● **Your objective**
Reproduce the lines of the material exactly, excluding every image.
_ _ _ _ _
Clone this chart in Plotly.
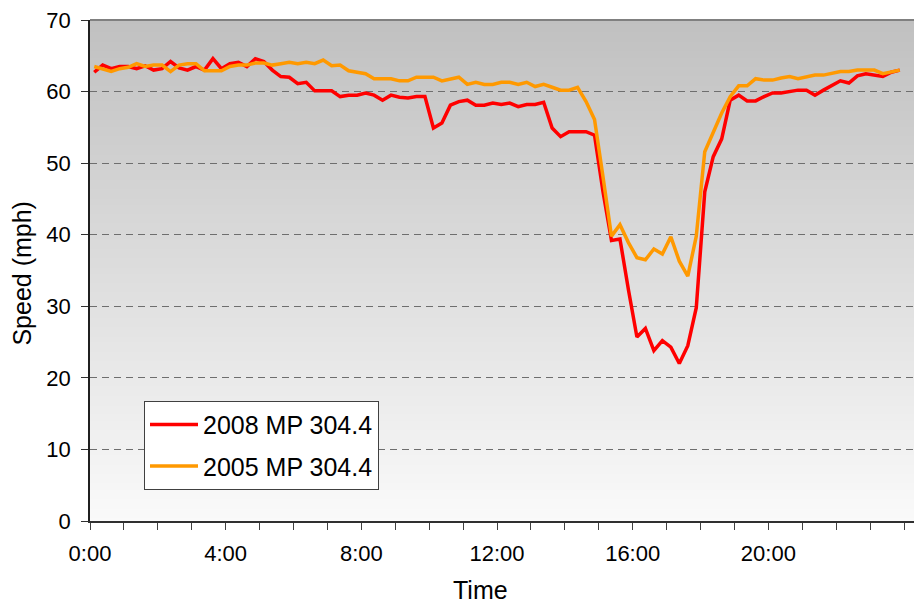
import plotly.graph_objects as go

# ---------------- data ----------------
interval_min = 15
n_points = 96
times_h = [(i * interval_min + interval_min / 2) / 60 for i in range(n_points)]

speed_2008 = [62.7, 63.7, 63.2, 63.5, 63.5, 63.2, 63.6, 63.0, 63.2, 64.2, 63.3, 63.0, 63.5, 63.0,
              64.6, 63.2, 63.9, 64.1, 63.5, 64.6, 64.2, 63.0, 62.1, 62.0, 61.1, 61.3, 60.1, 60.1,
              60.1, 59.3, 59.5, 59.5, 59.8, 59.5,
              58.8, 59.5, 59.2, 59.1, 59.3, 59.3, 54.9, 55.6, 58.1, 58.6, 58.8, 58.1, 58.1, 58.4,
              58.2, 58.4, 57.9, 58.2, 58.2, 58.5, 54.9, 53.7, 54.4, 54.4, 54.4, 53.9,
              46.0, 39.2, 39.4, 32.3, 25.7, 26.9, 23.8, 25.2, 24.3, 22.0, 24.5, 29.8,
              46.0, 50.9, 53.4, 58.8, 59.5, 58.7, 58.7, 59.3, 59.8, 59.8, 60.0, 60.2, 60.2, 59.5,
              60.2, 60.9, 61.5, 61.2, 62.2, 62.5, 62.3, 62.1, 62.7, 63.0]

speed_2005 = [63.5, 63.2, 62.8, 63.2, 63.4, 63.9, 63.5, 63.7, 63.7, 62.8, 63.7, 63.9, 63.9, 62.9,
              62.9, 62.9, 63.5, 63.7, 63.7, 64.0, 64.0, 63.7, 63.9, 64.1, 63.9, 64.1, 63.9, 64.4,
              63.6, 63.7, 62.9, 62.7, 62.5, 61.8,
              61.8, 61.8, 61.5, 61.5, 62.0, 62.0, 62.0, 61.5, 61.8, 62.0, 61.0, 61.3, 61.0, 61.0,
              61.3, 61.3, 61.0, 61.3, 60.7, 61.0, 60.6, 60.2, 60.2, 60.6, 58.6, 56.1,
              48.1, 39.8, 41.4, 38.9, 36.8, 36.5, 38.0, 37.3, 39.7, 36.3, 34.2, 39.8,
              51.6, 54.4, 57.0, 59.3, 60.8, 60.8, 61.8, 61.6, 61.6, 61.9, 62.1, 61.8, 62.1, 62.3,
              62.3, 62.5, 62.8, 62.8, 63.0, 63.0, 63.0, 62.5, 62.8, 63.0]

series_names = ["2008 MP 304.4", "2005 MP 304.4"]
x_tick_vals = [0, 4, 8, 12, 16, 20]
x_tick_text = ["0:00", "4:00", "8:00", "12:00", "16:00", "20:00"]
y_tick_vals = [0, 10, 20, 30, 40, 50, 60, 70]

# ---------------- figure ----------------
FONT = "Liberation Sans, Arial, sans-serif"
OFF = 8                      # page body margin offset in the browser
W, H = 922 - OFF, 605 - OFF
PL, PT, PR, PB = 90, 17, 922, 520.8   # plot area in screen pixels
ML, MT = PL - OFF, PT - OFF
MR = 0
MB = H - (PB - OFF)
plot_w = W - ML - MR
plot_h = H - MT - MB


def px_x(sx):
    return (sx - PL) / plot_w


def px_y(sy):
    return (PB - sy) / plot_h


fig = go.Figure()
fig.add_trace(go.Scatter(x=times_h, y=speed_2008, mode="lines", name=series_names[0],
                         legendgroup="a", line=dict(color="#FF0000", width=3.5)))
fig.add_trace(go.Scatter(x=times_h, y=speed_2005, mode="lines", name=series_names[1],
                         legendgroup="b", line=dict(color="#FF9900", width=3.5)))

# vertical gradient background (gray at top to near-white at bottom)
n_bands = 160
shapes = []
for k in range(n_bands):
    f = (k + 0.5) / n_bands  # 0 bottom -> 1 top
    c = round(250 - 58 * f)
    shapes.append(dict(type="rect", xref="paper", yref="paper", x0=0, x1=1,
                       y0=k / n_bands, y1=(k + 1) / n_bands + 0.002, layer="below",
                       line=dict(width=0), fillcolor=f"rgb({c},{c},{c})"))
shapes.append(dict(type="line", xref="paper", yref="paper", x0=0, x1=1, y0=1, y1=1,
                   line=dict(color="#808080", width=2), layer="above"))
fig.update_layout(shapes=shapes)

fig.update_layout(
    width=W, height=H,
    margin=dict(l=ML, r=MR, t=MT, b=MB, pad=0),
    paper_bgcolor="white", plot_bgcolor="white",
    font=dict(family=FONT, size=22, color="black"),
    showlegend=True,
    legend=dict(x=px_x(144), y=px_y(400), xanchor="left", yanchor="top",
                bgcolor="white", bordercolor="#404040", borderwidth=1,
                font=dict(family=FONT, size=25, color="black"),
                itemwidth=48,
                traceorder="grouped", tracegroupgap=6),
    xaxis=dict(range=[0, 24.53], tickmode="array", tickvals=x_tick_vals, ticktext=x_tick_text,
               ticks="outside", ticklen=7, tickcolor="#404040", tickwidth=1,
               minor=dict(dtick=1, tick0=0, ticks="outside", ticklen=7, tickcolor="#404040",
                          showgrid=False),
               showline=True, linecolor="#303030", linewidth=1.5, showgrid=False, zeroline=False,
               ticklabelstandoff=5, ticklabeloverflow="allow", tickfont=dict(size=22)),
    yaxis=dict(range=[0, 70], tickmode="array", tickvals=y_tick_vals,
               ticks="outside", ticklen=7, tickcolor="#303030", tickwidth=1,
               showline=True, linecolor="#202020", linewidth=1.5,
               showgrid=True, gridcolor="#6e6e6e", gridwidth=1, griddash="7px,5px",
               zeroline=False, ticklabelstandoff=6, ticklabeloverflow="allow",
               tickfont=dict(size=22)),
    annotations=[
        dict(text="Time", xref="paper", yref="paper", x=px_x(480), y=px_y(590),
             xanchor="center", yanchor="middle", showarrow=False,
             font=dict(family=FONT, size=25, color="black")),
        dict(text="Speed (mph)", xref="paper", yref="paper", x=px_x(22), y=px_y(272),
             xanchor="center", yanchor="middle", showarrow=False,
             textangle=-90, font=dict(family=FONT, size=25, color="black")),
    ],
)

fig.write_html("out.html")
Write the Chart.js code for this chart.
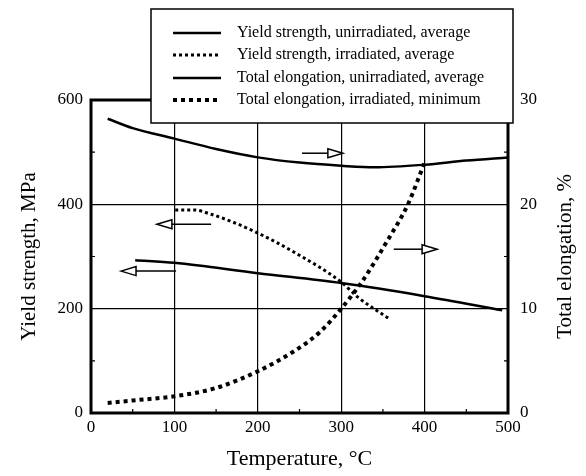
_ _ _ _ _
● **Answer to this exercise**
Clone this chart in Plotly.
import plotly.graph_objects as go

# ---------------- data ----------------
interval_min = 15
n_points = 96
times_h = [(i * interval_min + interval_min / 2) / 60 for i in range(n_points)]

speed_2008 = [62.7, 63.7, 63.2, 63.5, 63.5, 63.2, 63.6, 63.0, 63.2, 64.2, 63.3, 63.0, 63.5, 63.0,
              64.6, 63.2, 63.9, 64.1, 63.5, 64.6, 64.2, 63.0, 62.1, 62.0, 61.1, 61.3, 60.1, 60.1,
              60.1, 59.3, 59.5, 59.5, 59.8, 59.5,
              58.8, 59.5, 59.2, 59.1, 59.3, 59.3, 54.9, 55.6, 58.1, 58.6, 58.8, 58.1, 58.1, 58.4,
              58.2, 58.4, 57.9, 58.2, 58.2, 58.5, 54.9, 53.7, 54.4, 54.4, 54.4, 53.9,
              46.0, 39.2, 39.4, 32.3, 25.7, 26.9, 23.8, 25.2, 24.3, 22.0, 24.5, 29.8,
              46.0, 50.9, 53.4, 58.8, 59.5, 58.7, 58.7, 59.3, 59.8, 59.8, 60.0, 60.2, 60.2, 59.5,
              60.2, 60.9, 61.5, 61.2, 62.2, 62.5, 62.3, 62.1, 62.7, 63.0]

speed_2005 = [63.5, 63.2, 62.8, 63.2, 63.4, 63.9, 63.5, 63.7, 63.7, 62.8, 63.7, 63.9, 63.9, 62.9,
              62.9, 62.9, 63.5, 63.7, 63.7, 64.0, 64.0, 63.7, 63.9, 64.1, 63.9, 64.1, 63.9, 64.4,
              63.6, 63.7, 62.9, 62.7, 62.5, 61.8,
              61.8, 61.8, 61.5, 61.5, 62.0, 62.0, 62.0, 61.5, 61.8, 62.0, 61.0, 61.3, 61.0, 61.0,
              61.3, 61.3, 61.0, 61.3, 60.7, 61.0, 60.6, 60.2, 60.2, 60.6, 58.6, 56.1,
              48.1, 39.8, 41.4, 38.9, 36.8, 36.5, 38.0, 37.3, 39.7, 36.3, 34.2, 39.8,
              51.6, 54.4, 57.0, 59.3, 60.8, 60.8, 61.8, 61.6, 61.6, 61.9, 62.1, 61.8, 62.1, 62.3,
              62.3, 62.5, 62.8, 62.8, 63.0, 63.0, 63.0, 62.5, 62.8, 63.0]

series_names = ["2008 MP 304.4", "2005 MP 304.4"]
x_tick_vals = [0, 4, 8, 12, 16, 20]
x_tick_text = ["0:00", "4:00", "8:00", "12:00", "16:00", "20:00"]
y_tick_vals = [0, 10, 20, 30, 40, 50, 60, 70]

# ---------------- figure ----------------
FONT = "Liberation Sans, Arial, sans-serif"
OFF = 8                      # page body margin offset in the browser
W, H = 922 - OFF, 605 - OFF
PL, PT, PR, PB = 90, 17, 922, 520.8   # plot area in screen pixels
ML, MT = PL - OFF, PT - OFF
MR = 0
MB = H - (PB - OFF)
plot_w = W - ML - MR
plot_h = H - MT - MB


def px_x(sx):
    return (sx - PL) / plot_w


def px_y(sy):
    return (PB - sy) / plot_h


fig = go.Figure()
fig.add_trace(go.Scatter(x=times_h, y=speed_2008, mode="lines", name=series_names[0],
                         legendgroup="a", line=dict(color="#FF0000", width=3.5)))
fig.add_trace(go.Scatter(x=times_h, y=speed_2005, mode="lines", name=series_names[1],
                         legendgroup="b", line=dict(color="#FF9900", width=3.5)))

# vertical gradient background (gray at top to near-white at bottom)
n_bands = 160
shapes = []
for k in range(n_bands):
    f = (k + 0.5) / n_bands  # 0 bottom -> 1 top
    c = round(250 - 58 * f)
    shapes.append(dict(type="rect", xref="paper", yref="paper", x0=0, x1=1,
                       y0=k / n_bands, y1=(k + 1) / n_bands + 0.002, layer="below",
                       line=dict(width=0), fillcolor=f"rgb({c},{c},{c})"))
shapes.append(dict(type="line", xref="paper", yref="paper", x0=0, x1=1, y0=1, y1=1,
                   line=dict(color="#808080", width=2), layer="above"))
fig.update_layout(shapes=shapes)

fig.update_layout(
    width=W, height=H,
    margin=dict(l=ML, r=MR, t=MT, b=MB, pad=0),
    paper_bgcolor="white", plot_bgcolor="white",
    font=dict(family=FONT, size=22, color="black"),
    showlegend=True,
    legend=dict(x=px_x(144), y=px_y(400), xanchor="left", yanchor="top",
                bgcolor="white", bordercolor="#404040", borderwidth=1,
                font=dict(family=FONT, size=25, color="black"),
                itemwidth=48,
                traceorder="grouped", tracegroupgap=6),
    xaxis=dict(range=[0, 24.53], tickmode="array", tickvals=x_tick_vals, ticktext=x_tick_text,
               ticks="outside", ticklen=7, tickcolor="#404040", tickwidth=1,
               minor=dict(dtick=1, tick0=0, ticks="outside", ticklen=7, tickcolor="#404040",
                          showgrid=False),
               showline=True, linecolor="#303030", linewidth=1.5, showgrid=False, zeroline=False,
               ticklabelstandoff=5, ticklabeloverflow="allow", tickfont=dict(size=22)),
    yaxis=dict(range=[0, 70], tickmode="array", tickvals=y_tick_vals,
               ticks="outside", ticklen=7, tickcolor="#303030", tickwidth=1,
               showline=True, linecolor="#202020", linewidth=1.5,
               showgrid=True, gridcolor="#6e6e6e", gridwidth=1, griddash="7px,5px",
               zeroline=False, ticklabelstandoff=6, ticklabeloverflow="allow",
               tickfont=dict(size=22)),
    annotations=[
        dict(text="Time", xref="paper", yref="paper", x=px_x(480), y=px_y(590),
             xanchor="center", yanchor="middle", showarrow=False,
             font=dict(family=FONT, size=25, color="black")),
        dict(text="Speed (mph)", xref="paper", yref="paper", x=px_x(22), y=px_y(272),
             xanchor="center", yanchor="middle", showarrow=False,
             textangle=-90, font=dict(family=FONT, size=25, color="black")),
    ],
)

fig.write_html("out.html")
Write the Chart.js code for this chart.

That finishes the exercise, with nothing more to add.